** What you have to do **
Your task is to transcribe all of the data below exactly, omitting the images.
== Available data ==
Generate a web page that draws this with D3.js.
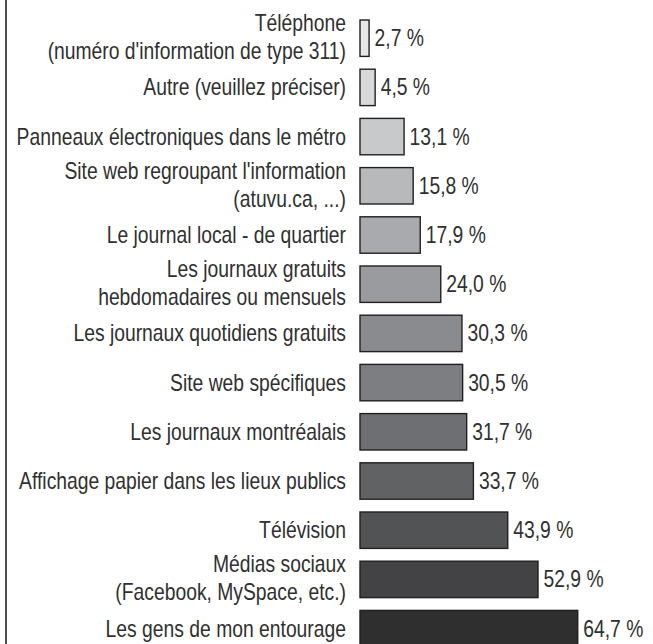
<!DOCTYPE html>
<html>
<head>
<meta charset="utf-8">
<script src="https://cdn.jsdelivr.net/npm/d3@7"></script>
<style>
  html, body { margin: 0; padding: 0; background: #fff; }
  svg { display: block; }
  text { font-family: "Liberation Sans Narrow", "Liberation Sans", Arial, sans-serif; fill: #303030; }
</style>
</head>
<body>
<script>
// Sources d'information (une ou deux lignes par catégorie)
const categories = [
  ["Téléphone", "(numéro d'information de type 311)"],
  ["Autre (veuillez préciser)"],
  ["Panneaux électroniques dans le métro"],
  ["Site web regroupant l'information", "(atuvu.ca, ...)"],
  ["Le journal local - de quartier"],
  ["Les journaux gratuits", "hebdomadaires ou mensuels"],
  ["Les journaux quotidiens gratuits"],
  ["Site web spécifiques"],
  ["Les journaux montréalais"],
  ["Affichage papier dans les lieux publics"],
  ["Télévision"],
  ["Médias sociaux", "(Facebook, MySpace, etc.)"],
  ["Les gens de mon entourage"]
];
const values = [2.7, 4.5, 13.1, 15.8, 17.9, 24.0, 30.3, 30.5, 31.7, 33.7, 43.9, 52.9, 64.7];
const fills = ["#e6e7e8", "#d9dadb", "#c8c9cb", "#b8b9bb", "#a9aaad", "#9a9b9e", "#8a8b8e",
               "#7d7e81", "#6e6f72", "#616264", "#525355", "#434345", "#2f2f2f"];

const W = 653, H = 644;
const FS = 23;          // taille du texte
const NARROW = 0.84;    // compression horizontale du texte (style « narrow »)
const fmt = v => d3.format(".1f")(v).replace(".", ",") + " %";

const svg = d3.select("body").append("svg").attr("width", W).attr("height", H);

const x = d3.scaleLinear().domain([0, 100]).range([360, 696.5]);
const y = d3.scaleBand()
  .domain(d3.range(values.length))
  .range([13.6, 653.2])
  .paddingInner(0.26)
  .paddingOuter(0.13);

// Filet vertical à gauche
svg.append("line")
  .attr("x1", 6).attr("x2", 6).attr("y1", 0).attr("y2", H)
  .attr("stroke", "#231f20").attr("stroke-width", 1.6);

const rows = svg.selectAll("g.row")
  .data(values.map((v, i) => ({ v, i, label: categories[i], fill: fills[i] })))
  .join("g").attr("class", "row");

rows.append("rect")
  .attr("x", x(0))
  .attr("y", d => y(d.i))
  .attr("width", d => x(d.v) - x(0))
  .attr("height", y.bandwidth())
  .attr("fill", d => d.fill)
  .attr("stroke", "#231f20")
  .attr("stroke-width", 1.4);

// Valeurs à droite des barres
rows.append("g")
  .attr("transform", d => `translate(${x(d.v) + 5.5},0) scale(${NARROW},1)`)
  .append("text")
  .attr("x", 0)
  .attr("y", d => y(d.i) + y.bandwidth() / 2 + 8)
  .attr("font-size", FS)
  .text(d => fmt(d.v));

// Libellés des catégories, alignés à droite
rows.each(function (d) {
  const cy = y(d.i) + y.bandwidth() / 2;
  const t = d3.select(this).append("g")
    .attr("transform", `translate(346,0) scale(${NARROW},1)`)
    .append("text")
    .attr("x", 0)
    .attr("text-anchor", "end")
    .attr("font-size", FS);
  if (d.label.length === 1) {
    t.attr("y", cy + 8).text(d.label[0]);
  } else {
    t.append("tspan").attr("x", 0).attr("y", cy - 7).text(d.label[0]);
    t.append("tspan").attr("x", 0).attr("y", cy + 21).text(d.label[1]);
  }
});
</script>
</body>
</html>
===
** Output for this task **
Generate a web page that draws this with D3.js.
<!DOCTYPE html>
<html>
<head>
<meta charset="utf-8">
<script src="https://cdn.jsdelivr.net/npm/d3@7"></script>
<style>
  html, body { margin: 0; padding: 0; background: #fff; }
  svg { display: block; }
  text { font-family: "Liberation Sans Narrow", "Liberation Sans", Arial, sans-serif; fill: #303030; }
</style>
</head>
<body>
<script>
// Sources d'information (une ou deux lignes par catégorie)
const categories = [
  ["Téléphone", "(numéro d'information de type 311)"],
  ["Autre (veuillez préciser)"],
  ["Panneaux électroniques dans le métro"],
  ["Site web regroupant l'information", "(atuvu.ca, ...)"],
  ["Le journal local - de quartier"],
  ["Les journaux gratuits", "hebdomadaires ou mensuels"],
  ["Les journaux quotidiens gratuits"],
  ["Site web spécifiques"],
  ["Les journaux montréalais"],
  ["Affichage papier dans les lieux publics"],
  ["Télévision"],
  ["Médias sociaux", "(Facebook, MySpace, etc.)"],
  ["Les gens de mon entourage"]
];
const values = [2.7, 4.5, 13.1, 15.8, 17.9, 24.0, 30.3, 30.5, 31.7, 33.7, 43.9, 52.9, 64.7];
const fills = ["#e6e7e8", "#d9dadb", "#c8c9cb", "#b8b9bb", "#a9aaad", "#9a9b9e", "#8a8b8e",
               "#7d7e81", "#6e6f72", "#616264", "#525355", "#434345", "#2f2f2f"];

const W = 653, H = 644;
const FS = 23;          // taille du texte
const NARROW = 0.84;    // compression horizontale du texte (style « narrow »)
const fmt = v => d3.format(".1f")(v).replace(".", ",") + " %";

const svg = d3.select("body").append("svg").attr("width", W).attr("height", H);

const x = d3.scaleLinear().domain([0, 100]).range([360, 696.5]);
const y = d3.scaleBand()
  .domain(d3.range(values.length))
  .range([13.6, 653.2])
  .paddingInner(0.26)
  .paddingOuter(0.13);

// Filet vertical à gauche
svg.append("line")
  .attr("x1", 6).attr("x2", 6).attr("y1", 0).attr("y2", H)
  .attr("stroke", "#231f20").attr("stroke-width", 1.6);

const rows = svg.selectAll("g.row")
  .data(values.map((v, i) => ({ v, i, label: categories[i], fill: fills[i] })))
  .join("g").attr("class", "row");

rows.append("rect")
  .attr("x", x(0))
  .attr("y", d => y(d.i))
  .attr("width", d => x(d.v) - x(0))
  .attr("height", y.bandwidth())
  .attr("fill", d => d.fill)
  .attr("stroke", "#231f20")
  .attr("stroke-width", 1.4);

// Valeurs à droite des barres
rows.append("g")
  .attr("transform", d => `translate(${x(d.v) + 5.5},0) scale(${NARROW},1)`)
  .append("text")
  .attr("x", 0)
  .attr("y", d => y(d.i) + y.bandwidth() / 2 + 8)
  .attr("font-size", FS)
  .text(d => fmt(d.v));

// Libellés des catégories, alignés à droite
rows.each(function (d) {
  const cy = y(d.i) + y.bandwidth() / 2;
  const t = d3.select(this).append("g")
    .attr("transform", `translate(346,0) scale(${NARROW},1)`)
    .append("text")
    .attr("x", 0)
    .attr("text-anchor", "end")
    .attr("font-size", FS);
  if (d.label.length === 1) {
    t.attr("y", cy + 8).text(d.label[0]);
  } else {
    t.append("tspan").attr("x", 0).attr("y", cy - 7).text(d.label[0]);
    t.append("tspan").attr("x", 0).attr("y", cy + 21).text(d.label[1]);
  }
});
</script>
</body>
</html>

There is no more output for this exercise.